『たまたま (2)』

屋久島へ向かう飛行機の中、私はずっと考え事をしていた。
「私たちは、どこからやってきて、どこへ向かっているというのだろう…」

結局、私はランディやレラさんよりも、1日早く屋久島に着いた。 
リュックに詰めてきた星野道夫の『森と氷河と鯨』を屋久島の自然の中で、もう一度、ゆっくり読む時間はある。まずは腹ごしらえに、モッチョム岳の麓にあるパン屋『ペイタ』へ寄った。ここのパンは兎に角、美味しい。長年神戸に住んでいたので、結構パンの味にはうるさいつもりだが、この味をいつも食べることができる屋久島の人は幸せだ、とまで思ってしまう。
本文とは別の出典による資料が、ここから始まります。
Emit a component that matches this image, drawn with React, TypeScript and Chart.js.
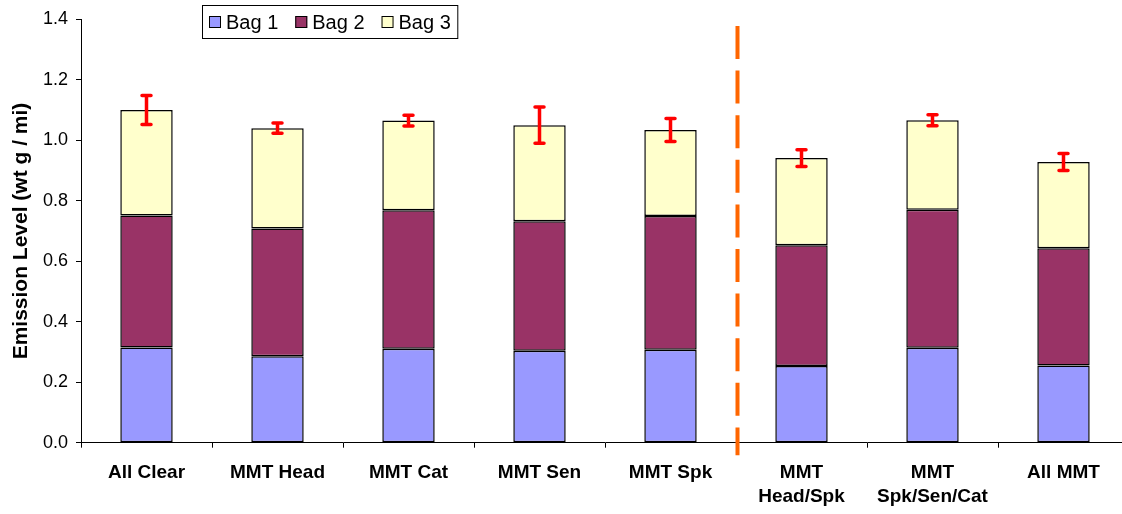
import { useEffect, useRef } from 'react';
import { Chart, registerables } from 'chart.js';

Chart.register(...registerables);

const categories: (string | string[])[] = [
  'All Clear',
  'MMT Head',
  'MMT Cat',
  'MMT Sen',
  'MMT Spk',
  ['MMT', 'Head/Spk'],
  ['MMT', 'Spk/Sen/Cat'],
  'All MMT',
];
const bag1 = [0.315, 0.286, 0.311, 0.304, 0.307, 0.254, 0.314, 0.255];
const bag2 = [0.436, 0.422, 0.458, 0.428, 0.443, 0.399, 0.456, 0.388];
const bag3 = [0.349, 0.332, 0.296, 0.318, 0.284, 0.288, 0.296, 0.285];
const errors = [0.048, 0.017, 0.018, 0.06, 0.038, 0.028, 0.018, 0.028];
const yMin = 0;
const yMax = 1.4;
const yStep = 0.2;
const seriesNames = ['Bag 1', 'Bag 2', 'Bag 3'];
const seriesColors = ['#9999FF', '#993366', '#FFFFCC'];

const FONT = "'Liberation Sans', Arial, Helvetica, sans-serif";

const overlayPlugin = {
  id: 'overlay',
  afterDatasetsDraw(chart: any) {
    const ctx = chart.ctx as CanvasRenderingContext2D;
    const xs = chart.scales.x;
    const ys = chart.scales.y;
    const area = chart.chartArea;

    // error bars
    ctx.save();
    ctx.strokeStyle = '#FF0000';
    ctx.lineWidth = 3.5;
    ctx.lineCap = 'round';
    for (let i = 0; i < categories.length; i++) {
      const total = bag1[i] + bag2[i] + bag3[i];
      const x = xs.getPixelForValue(i);
      const yt = ys.getPixelForValue(total + errors[i]);
      const yb = ys.getPixelForValue(total - errors[i]);
      ctx.beginPath();
      ctx.moveTo(x, yt);
      ctx.lineTo(x, yb);
      ctx.moveTo(x - 4.5, yt);
      ctx.lineTo(x + 4.5, yt);
      ctx.moveTo(x - 4.5, yb);
      ctx.lineTo(x + 4.5, yb);
      ctx.stroke();
    }
    ctx.restore();

    // dashed separator between group 5 and 6
    const xd = (xs.getPixelForValue(4) + xs.getPixelForValue(5)) / 2 + 1.5;
    ctx.save();
    ctx.strokeStyle = '#FF6600';
    ctx.lineWidth = 4;
    ctx.setLineDash([33, 11.6]);
    ctx.beginPath();
    ctx.moveTo(xd, area.top + 6.7);
    ctx.lineTo(xd, area.bottom + 12.5);
    ctx.stroke();
    ctx.restore();

    // legend
    ctx.save();
    ctx.font = `20px ${FONT}`;
    ctx.textBaseline = 'middle';
    const boxLeft = 202.5;
    const boxTop = 5.5;
    const boxH = 33;
    const cy = boxTop + boxH / 2;
    let x = boxLeft + 6.5;
    const positions: { sx: number; tx: number }[] = [];
    for (let i = 0; i < seriesNames.length; i++) {
      const w = ctx.measureText(seriesNames[i]).width;
      positions.push({ sx: x, tx: x + 17 });
      x += 17 + w + (i < seriesNames.length - 1 ? 17 : 7);
    }
    const boxW = x - boxLeft;
    ctx.fillStyle = '#FFFFFF';
    ctx.fillRect(boxLeft, boxTop, boxW, boxH);
    ctx.strokeStyle = '#000';
    ctx.lineWidth = 1;
    ctx.strokeRect(boxLeft, boxTop, boxW, boxH);
    for (let i = 0; i < seriesNames.length; i++) {
      const p = positions[i];
      ctx.fillStyle = seriesColors[i];
      ctx.fillRect(p.sx, cy - 6, 12, 12);
      ctx.strokeStyle = '#000';
      ctx.strokeRect(p.sx + 0.5, cy - 5.5, 11, 11);
      ctx.fillStyle = '#000';
      ctx.fillText(seriesNames[i], p.tx, cy + 1);
    }
    ctx.restore();
  },
};

export default function App() {
  const ref = useRef<HTMLCanvasElement | null>(null);

  useEffect(() => {
    if (!ref.current) return;
    Chart.defaults.color = '#000';
    const chart = new Chart(ref.current, {
      type: 'bar',
      data: {
        labels: categories,
        datasets: [bag1, bag2, bag3].map((d, i) => ({
          label: seriesNames[i],
          data: d,
          backgroundColor: seriesColors[i],
          borderColor: '#000',
          borderWidth: 1.5,
          borderSkipped: false,
          barPercentage: 0.4,
          categoryPercentage: 1.0,
        })),
      },
      options: {
        responsive: false,
        animation: false,
        layout: { padding: { top: 19.3, right: 11, bottom: 0, left: 0 } },
        plugins: {
          legend: { display: false },
          tooltip: { enabled: false },
        },
        scales: {
          x: {
            stacked: true,
            offset: true,
            grid: {
              display: true,
              drawOnChartArea: false,
              drawTicks: true,
              tickLength: 5,
              color: '#000',
              offset: true,
            },
            border: { display: true, color: '#000', width: 1 },
            ticks: {
              color: '#000',
              padding: 13,
              maxRotation: 0,
              autoSkip: false,
              font: { family: FONT, size: 19, weight: 'bold', lineHeight: 1.25 },
            },
            afterFit: (s: any) => {
              s.height = 71.3;
            },
          },
          y: {
            stacked: true,
            min: yMin,
            max: yMax,
            grid: {
              display: true,
              drawOnChartArea: false,
              drawTicks: true,
              tickLength: 5,
              color: '#000',
            },
            border: { display: true, color: '#000', width: 1 },
            ticks: {
              stepSize: yStep,
              color: '#000',
              padding: 8,
              font: { family: FONT, size: 18 },
              callback: (v: any) => Number(v).toFixed(1),
            },
            title: {
              display: true,
              text: 'Emission Level (wt g / mi)',
              color: '#000',
              font: { family: FONT, size: 21, weight: 'bold', lineHeight: 1.2 },
              padding: { top: 9, bottom: 0 },
            },
            afterFit: (s: any) => {
              s.width = 81;
            },
          },
        },
      },
      plugins: [overlayPlugin],
    });
    return () => chart.destroy();
  }, []);

  return (
    <div style={{ position: 'fixed', left: 0, top: 0, width: 1140, height: 514, background: '#fff' }}>
      <canvas ref={ref} width={1140} height={514} style={{ display: 'block' }} />
    </div>
  );
}
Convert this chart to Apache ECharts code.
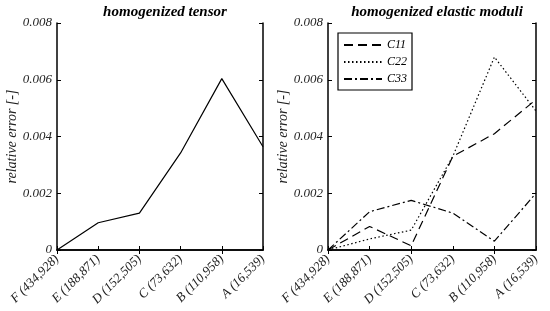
<!DOCTYPE html>
<html>
<head>
<meta charset="utf-8">
<script src="https://cdn.jsdelivr.net/npm/echarts@6/dist/echarts.min.js"></script>
<style>
  html, body { margin: 0; padding: 0; background: #fff; }
  #chart { width: 550px; height: 311px; }
</style>
</head>
<body>
<div id="chart"></div>
<script>
var categories = ['F (434,928)', 'E (188,871)', 'D (152,505)', 'C (73,632)', 'B (110,958)', 'A (16,539)'];
var tensorErr = [0, 0.00096, 0.0013, 0.00342, 0.00604, 0.00364];
var c11 = [0, 0.00083, 0.00015, 0.0033, 0.0041, 0.0053];
var c22 = [0, 0.00039, 0.0007, 0.0033, 0.0068, 0.0049];
var c33 = [0, 0.00135, 0.00175, 0.0013, 0.00031, 0.002];

var font = 'Liberation Serif';

function xAxisFor(grid, top) {
	return {
		type: 'category',
		gridIndex: grid,
		position: top ? 'top' : 'bottom',
		data: categories,
		boundaryGap: false,
		axisLine: { lineStyle: { color: '#000', width: 1.5 } },
		axisTick: { inside: true, length: 4, lineStyle: { color: '#000' } },
		axisLabel: top ? { show: false } : {
			rotate: 45, color: '#222', fontFamily: font, fontStyle: 'italic', fontSize: 13, margin: 7
		},
		splitLine: { show: false }
	};
}
function yAxisFor(grid, right) {
	return {
		type: 'value',
		gridIndex: grid,
		position: right ? 'right' : 'left',
		min: 0, max: 0.008, interval: 0.002,
		name: right ? '' : 'relative error [-]',
		nameLocation: 'middle',
		nameGap: 38,
		nameTextStyle: { fontFamily: font, fontStyle: 'italic', fontSize: 14, color: '#222' },
		axisLine: { show: true, lineStyle: { color: '#000', width: 1.5 } },
		axisTick: { show: true, inside: true, length: 4, lineStyle: { color: '#000' } },
		axisLabel: right ? { show: false } : {
			color: '#222', fontFamily: font, fontStyle: 'italic', fontSize: 13, margin: 5,
			formatter: function (v) { return v === 0 ? '0' : v.toFixed(3); }
		},
		splitLine: { show: false }
	};
}
function line(name, data, xi, yi, type) {
	return {
		name: name, type: 'line', data: data,
		xAxisIndex: xi, yAxisIndex: yi,
		symbol: 'none', animation: false,
		lineStyle: { color: '#000', width: 1.2, type: type },
		itemStyle: { color: '#000' }
	};
}

var chart = echarts.init(document.getElementById('chart'));
chart.setOption({
	animation: false,
	title: [
		{ text: 'homogenized tensor', left: 160, top: 0, textAlign: 'center',
		  textStyle: { fontFamily: font, fontStyle: 'italic', fontWeight: 'bold', fontSize: 15, color: '#000' } },
		{ text: 'homogenized elastic moduli', left: 432, top: 0, textAlign: 'center',
		  textStyle: { fontFamily: font, fontStyle: 'italic', fontWeight: 'bold', fontSize: 15, color: '#000' } }
	],
	grid: [
		{ left: 57, right: 287, top: 23, bottom: 61 },
		{ left: 328, right: 14, top: 23, bottom: 61 }
	],
	xAxis: [xAxisFor(0, false), xAxisFor(0, true), xAxisFor(1, false), xAxisFor(1, true)],
	yAxis: [yAxisFor(0, false), yAxisFor(0, true), yAxisFor(1, false), yAxisFor(1, true)],
	legend: {
		data: ['C11', 'C22', 'C33'],
		orient: 'vertical',
		left: 338, top: 33,
		itemWidth: 38, itemHeight: 12, itemGap: 5,
		padding: [6, 5, 5, 5],
		borderColor: '#000', borderWidth: 1.2,
		itemStyle: { opacity: 0 },
		textStyle: { fontFamily: font, fontStyle: 'italic', fontSize: 12, color: '#000' }
	},
	series: [
		line('tensor', tensorErr, 0, 0, 'solid'),
		line('C11', c11, 2, 2, [9, 5]),
		line('C22', c22, 2, 2, [1.5, 2.5]),
		line('C33', c33, 2, 2, [8, 3, 2, 3])
	]
});
</script>
</body>
</html>
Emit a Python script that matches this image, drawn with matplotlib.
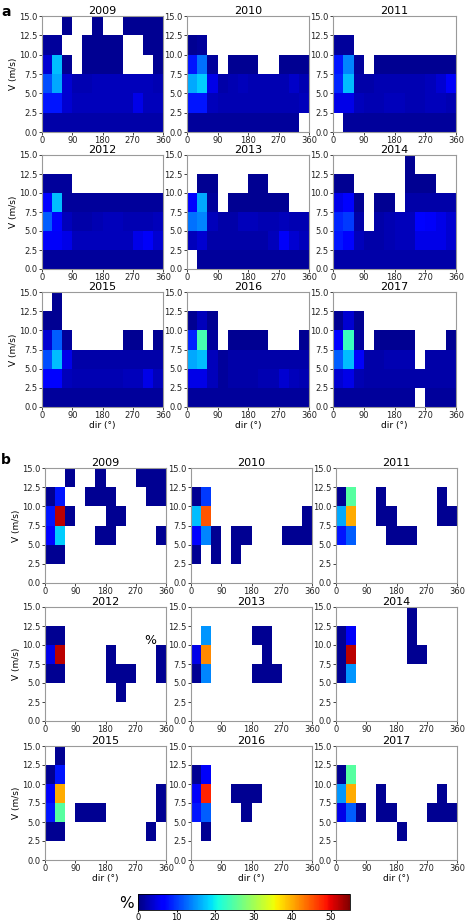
import numpy as np
import matplotlib
matplotlib.use("Agg")
import matplotlib.pyplot as plt

N = None

years = [2009, 2010, 2011, 2012, 2013, 2014, 2015, 2016, 2017]
dir_edges = np.arange(0, 361, 30)
v_edges = np.arange(0, 15.1, 2.5)
xticks = [0, 90, 180, 270, 360]
yticks = [0.0, 2.5, 5.0, 7.5, 10.0, 12.5, 15.0]
cbar_ticks = [0, 10, 20, 30, 40, 50]

# rows listed from the top speed bin (12.5-15) down to 0-2.5, cols 0..360 by 30 deg
a2009 = [[N, N, 1, N, N, 1, N, N, 1, 1, 1, 1],
         [1.5, 1.5, N, N, 1, 1, 1, 1, N, N, 1, 1],
         [4, 17, 1, N, 1, 1, 1, 1, N, N, N, 1],
         [11, 16, 4, 2.5, 2.5, 3, 3, 3, 3, 3, 3, 2.5],
         [8, 8, 4, 3, 3, 3, 3, 3, 3, 5, 3, 3],
         [2, 2, 2, 2, 2, 2, 2, 2, 2, 2, 2, 2]]
a2010 = [[N, N, N, N, N, N, N, N, N, N, N, N],
         [1, 1.5, N, N, N, N, N, N, N, N, N, N],
         [8, 13, 1.5, N, 1, 1, 1, N, N, 1, 1, 1],
         [16, 18, 5, 2, 2.5, 3, 2.5, 2.5, 2.5, 2.5, 3.5, 2.5],
         [8, 8, 3, 2.5, 2.5, 2.5, 2.5, 2.5, 2.5, 2.5, 2.5, 3],
         [1.5, 1.5, 1.5, 1.5, 1.5, 1.5, 1.5, 1.5, 1.5, 1.5, 1.5, N]]
a2011 = [[N, N, N, N, N, N, N, N, N, N, N, N],
         [1.5, 1.5, N, N, N, N, N, N, N, N, N, N],
         [8, 14, 1.5, N, 1, 1, 1, 1, 1, 1, 1, 1],
         [9, 17, 2, 2, 2.5, 2.5, 2.5, 2.5, 2.5, 3, 4, 6],
         [5, 5, 3, 2.5, 2.5, 3, 3, 2.5, 2.5, 3, 3, 2.5],
         [N, 1.5, 1.5, 1.5, 1.5, 1.5, 1.5, 1.5, 1.5, 1.5, 1.5, 1.5]]
a2012 = [[N, N, N, N, N, N, N, N, N, N, N, N],
         [1.5, 1.5, 1.5, N, N, N, N, N, N, N, N, N],
         [7, 17, 1.5, 1.5, 1.5, 1.5, 1.5, 1.5, 1.5, 1.5, 1.5, 1.5],
         [12, 7, 3, 2, 2, 2.5, 3, 3, 2.5, 2.5, 2.5, 3],
         [6, 6, 5, 3, 3, 3, 3, 3, 3, 5, 6, 4],
         [1.5, 1.5, 1.5, 1.5, 1.5, 1.5, 1.5, 1.5, 1.5, 1.5, 1.5, 1.5]]
a2013 = [[N, N, N, N, N, N, N, N, N, N, N, N],
         [N, 1, 1, N, N, N, 1, 1, N, N, N, N],
         [7, 16, 1.5, N, 1, 1, 1, 1, 1, 1, N, N],
         [13, 14, 3, 2, 2, 3, 3, 2.5, 2.5, 3, 2.5, 2.5],
         [3, 4, 2, 2, 2, 2, 2, 2, 3, 6, 4, 3],
         [N, 1.5, 1.5, 1.5, 1.5, 1.5, 1.5, 1.5, 1.5, 1.5, 1.5, 1.5]]
a2014 = [[N, N, N, N, N, N, N, 1, N, N, N, N],
         [1, 1, N, N, N, N, N, 1, 1, 1, N, N],
         [5, 7, 1, N, 1, 1, N, 2, 2, 2, 2, 2],
         [9, 10, 2, N, 2, 2.5, 3, 3, 7, 6, 5, 4],
         [8, 7, 3, 2, 2, 2.5, 3, 3, 5, 5, 5, 4],
         [2, 2, 2, 2, 2, 2, 2, 2, 2, 2, 2, 2]]
a2015 = [[N, 1, N, N, N, N, N, N, N, N, N, N],
         [1, 1, N, N, N, N, N, N, N, N, N, N],
         [4, 12, 1.5, N, N, N, N, N, 1, 1, N, 1],
         [11, 17, 5, 2, 2, 2, 2, 2, 2, 2, 2, 2],
         [7, 7, 3, 2.5, 2.5, 2.5, 2.5, 2.5, 3, 3, 5, 3],
         [1.5, 1.5, 1.5, 1.5, 1.5, 1.5, 1.5, 1.5, 1.5, 1.5, 1.5, 1.5]]
a2016 = [[N, N, N, N, N, N, N, N, N, N, N, N],
         [1, 3, 1, N, N, N, N, N, N, N, N, N],
         [9, 24, 1.5, N, 1, 1, 1, 1, N, N, N, 1],
         [16, 17, 3, 1.5, 2, 2, 2, 2, 2, 2, 2, 2],
         [5, 5, 3, 1.5, 2, 2, 2, 2.5, 2.5, 4, 3, 2.5],
         [1.5, 1.5, 1.5, 1.5, 1.5, 1.5, 1.5, 1.5, 1.5, 1.5, 1.5, 1.5]]
a2017 = [[N, N, N, N, N, N, N, N, N, N, N, N],
         [1, 4, 1, N, N, N, N, N, N, N, N, N],
         [7, 23, 1.5, N, 1, 1, 1, 1, N, N, N, 1],
         [12, 17, 6, 2, 2, 2.5, 2.5, 2.5, N, 2, 2, 2],
         [4, 5, 2.5, 2, 2, 2, 2, 2, 2, 2, 2, 2],
         [1.5, 1.5, 1.5, 1.5, 1.5, 1.5, 1.5, 1.5, N, 1.5, 1.5, 1.5]]

b2009 = [[N, N, 1, N, N, 1, N, N, N, 1, 1, 1],
         [1, 8, N, N, 1, 1, 1, N, N, N, 1, 1],
         [8, 52, 1, N, N, N, 1, 1, N, N, N, N],
         [7, 18, N, N, N, 1, 1, N, N, N, N, 1],
         [1, 1, N, N, N, N, N, N, N, N, N, N],
         [N, N, N, N, N, N, N, N, N, N, N, N]]
b2010 = [[N, N, N, N, N, N, N, N, N, N, N, N],
         [1, 10, N, N, N, N, N, N, N, N, N, N],
         [17, 45, N, N, N, N, N, N, N, N, N, 1],
         [7, 14, 1, N, 1, 1, N, N, N, 1, 1, 1],
         [1, N, 1, N, 1, N, N, N, N, N, N, N],
         [N, N, N, N, N, N, N, N, N, N, N, N]]
b2011 = [[N, N, N, N, N, N, N, N, N, N, N, N],
         [1, 25, N, N, 1, N, N, N, N, N, 1, N],
         [16, 40, N, N, 1, 1, N, N, N, N, 1, 1],
         [8, 12, N, N, N, 1, 1, 1, N, N, N, N],
         [N, N, N, N, N, N, N, N, N, N, N, N],
         [N, N, N, N, N, N, N, N, N, N, N, N]]
b2012 = [[N, N, N, N, N, N, N, N, N, N, N, N],
         [1, 1, N, N, N, N, N, N, N, N, N, N],
         [5, 52, N, N, N, N, 1, N, N, N, N, 1],
         [1, 1, N, N, N, N, 1, 1, 1, N, N, 1],
         [N, N, N, N, N, N, N, 1, N, N, N, N],
         [N, N, N, N, N, N, N, N, N, N, N, N]]
b2013 = [[N, N, N, N, N, N, N, N, N, N, N, N],
         [N, 15, N, N, N, N, 1, 1, N, N, N, N],
         [5, 42, N, N, N, N, N, 1, N, N, N, N],
         [1, 14, N, N, N, N, 1, 1, 1, N, N, N],
         [N, N, N, N, N, N, N, N, N, N, N, N],
         [N, N, N, N, N, N, N, N, N, N, N, N]]
b2014 = [[N, N, N, N, N, N, N, 1, N, N, N, N],
         [1, 6, N, N, N, N, N, 1, N, N, N, N],
         [1, 52, N, N, N, N, N, 1, 1, N, N, N],
         [1, 15, N, N, N, N, N, N, N, N, N, N],
         [N, N, N, N, N, N, N, N, N, N, N, N],
         [N, N, N, N, N, N, N, N, N, N, N, N]]
b2015 = [[N, 1, N, N, N, N, N, N, N, N, N, N],
         [1, 8, N, N, N, N, N, N, N, N, N, N],
         [6, 40, N, N, N, N, N, N, N, N, N, 1],
         [8, 25, N, 1, 1, 1, N, N, N, N, N, 1],
         [1, 1, N, N, N, N, N, N, N, N, 1, N],
         [N, N, N, N, N, N, N, N, N, N, N, N]]
b2016 = [[N, N, N, N, N, N, N, N, N, N, N, N],
         [1, 6, N, N, N, N, N, N, N, N, N, N],
         [6, 48, N, N, 1, 1, 1, N, N, N, N, N],
         [8, 12, N, N, N, 1, N, N, N, N, N, N],
         [N, 1, N, N, N, N, N, N, N, N, N, N],
         [N, N, N, N, N, N, N, N, N, N, N, N]]
b2017 = [[N, N, N, N, N, N, N, N, N, N, N, N],
         [1, 25, N, N, N, N, N, N, N, N, N, N],
         [15, 40, N, N, 1, N, N, N, N, N, 1, N],
         [5, 12, 1, N, 1, 1, N, N, N, 1, 1, 1],
         [N, N, N, N, N, N, 1, N, N, N, N, N],
         [N, N, N, N, N, N, N, N, N, N, N, N]]

panel_a = [a2009, a2010, a2011, a2012, a2013, a2014, a2015, a2016, a2017]
panel_b = [b2009, b2010, b2011, b2012, b2013, b2014, b2015, b2016, b2017]

W, H = 465, 923
fig = plt.figure(figsize=(W / 100, H / 100), dpi=100)

# pixel boxes of the axes (left, right, top, bottom)
a_cols = [(42, 163), (187, 309), (333, 456)]
a_rows = [(16, 132), (155, 269), (292, 407)]
b_cols = [(45, 166), (191, 312), (336, 457)]
b_rows = [(468, 583), (607, 721), (746, 860)]


def to_grid(rows):
    arr = np.array([[np.nan if v is None else v for v in r] for r in rows], float)
    return np.ma.masked_invalid(np.flipud(arr))


def draw_panel(data, cols, rows):
    mesh = None
    for k, (yr, vals) in enumerate(zip(years, data)):
        i, j = divmod(k, 3)
        x0, x1 = cols[j]
        y0, y1 = rows[i]
        ax = fig.add_axes([x0 / W, 1 - y1 / H, (x1 - x0) / W, (y1 - y0) / H])
        mesh = ax.pcolormesh(dir_edges, v_edges, to_grid(vals),
                             cmap='jet', vmin=0, vmax=55)
        ax.set_xlim(0, 360)
        ax.set_ylim(0, 15)
        ax.set_xticks(xticks)
        ax.set_yticks(yticks)
        ax.set_yticklabels([f'{t:.1f}' for t in yticks])
        ax.tick_params(labelsize=6, length=2, width=0.6,
                       colors='#222222', pad=1)
        for s in ax.spines.values():
            s.set_color('#9a9a9a')
            s.set_linewidth(0.8)
        ax.set_title(str(yr), fontsize=8, pad=0.5)
        if j == 0:
            ax.set_ylabel('V (m/s)', fontsize=6.5, labelpad=1)
        if i == 2:
            ax.set_xlabel('dir (°)', fontsize=6.5, labelpad=0.5)
    return mesh


draw_panel(panel_a, a_cols, a_rows)
mesh = draw_panel(panel_b, b_cols, b_rows)

fig.text(1 / W, 1 - 12 / H, 'a', fontsize=10, fontweight='bold', va='center')
fig.text(1 / W, 1 - 460 / H, 'b', fontsize=10, fontweight='bold', va='center')
fig.text(150 / W, 1 - 640 / H, '%', fontsize=9, ha='center', va='center')

cax = fig.add_axes([138 / W, 1 - 910 / H, 212 / W, 16 / H])
cb = fig.colorbar(mesh, cax=cax, orientation='horizontal', ticks=cbar_ticks)
cb.ax.tick_params(labelsize=6, length=1.5, pad=0.5)
cb.outline.set_linewidth(0.6)
fig.text(126 / W, 1 - 904 / H, '%', fontsize=11, ha='center', va='center')

fig.savefig('out.png', dpi=100)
一息ついた頃、奥さんに自然の中でゆっくり本を読める場所がないか尋ねてみた。
すると、奥さんが、ご自身の取っておきの場所を教えてくれた。

ペイタから小一時間ほど歩くと、その場所はあった。まっ平で巨大な岩だ。
私は寝転んで『森と氷河と鯨』を読み返すことにした。

本は、美しいアラスカの写真と彼のエッセイで綴られている。自然と人をこよなく愛しながら、魂の根源を探す旅をしていた星野道夫。彼の息遣いが感じられそうな本の中で、私も共に遥かなる過去への記憶の旅をしているようだった。いつしか、私は本の世界と屋久島の森の風景が混合してゆき、一体何処にいるのかわからなくなっていた。

森の中に気配を感じて、私は本を閉じた。

その日、屋久島の友人、松本淳子ちゃんのお宅に泊めてもらった。屋久島に行きたかった理由のひとつに、淳子ちゃんともう一度会いたい、ということもあった。
ランディさんの紹介で出会い、その後、意気投合して、大の仲良しになった。
淳子ちゃんは、ご主人と共に20年以上前、屋久島へ移住。現在は、エコガイドの会社を経営しているご主人を支えながら、有線放送でアナウンサーをしたり、戯曲を書いたりと、自身の世界を大らかに展開している、素敵な女性だ。夜、松本家の食卓で、ご主人やお子さん達に囲まれながら、島の食材に舌鼓を打ち、人の温もりをしっかりと受け取っていた。

翌日、ランディさんやレラさん達とも合流。お気に入りの島の宿に泊まり、ゆるやかな良い一日を過ごしたのだが、私は、事務局を早急に立ち上げるため、次の日には東京へ戻らなければならなかった。

翌朝、5時に目が覚めた。外はまだ暗い。

急に『森と氷河と鯨』を読み終えていないことを思い出した私は、電気をつけて布団の中で続きを読み始めた。そして「エスターシェイの言葉」の章に差し掛かった時、心臓が激しく鳴った。
「やはり、どうしてもレラさんをエスターに会わせなければ…」

屋久島の空はゆっくりと、赤紫色に染まりながら、朝を迎えようとしていた。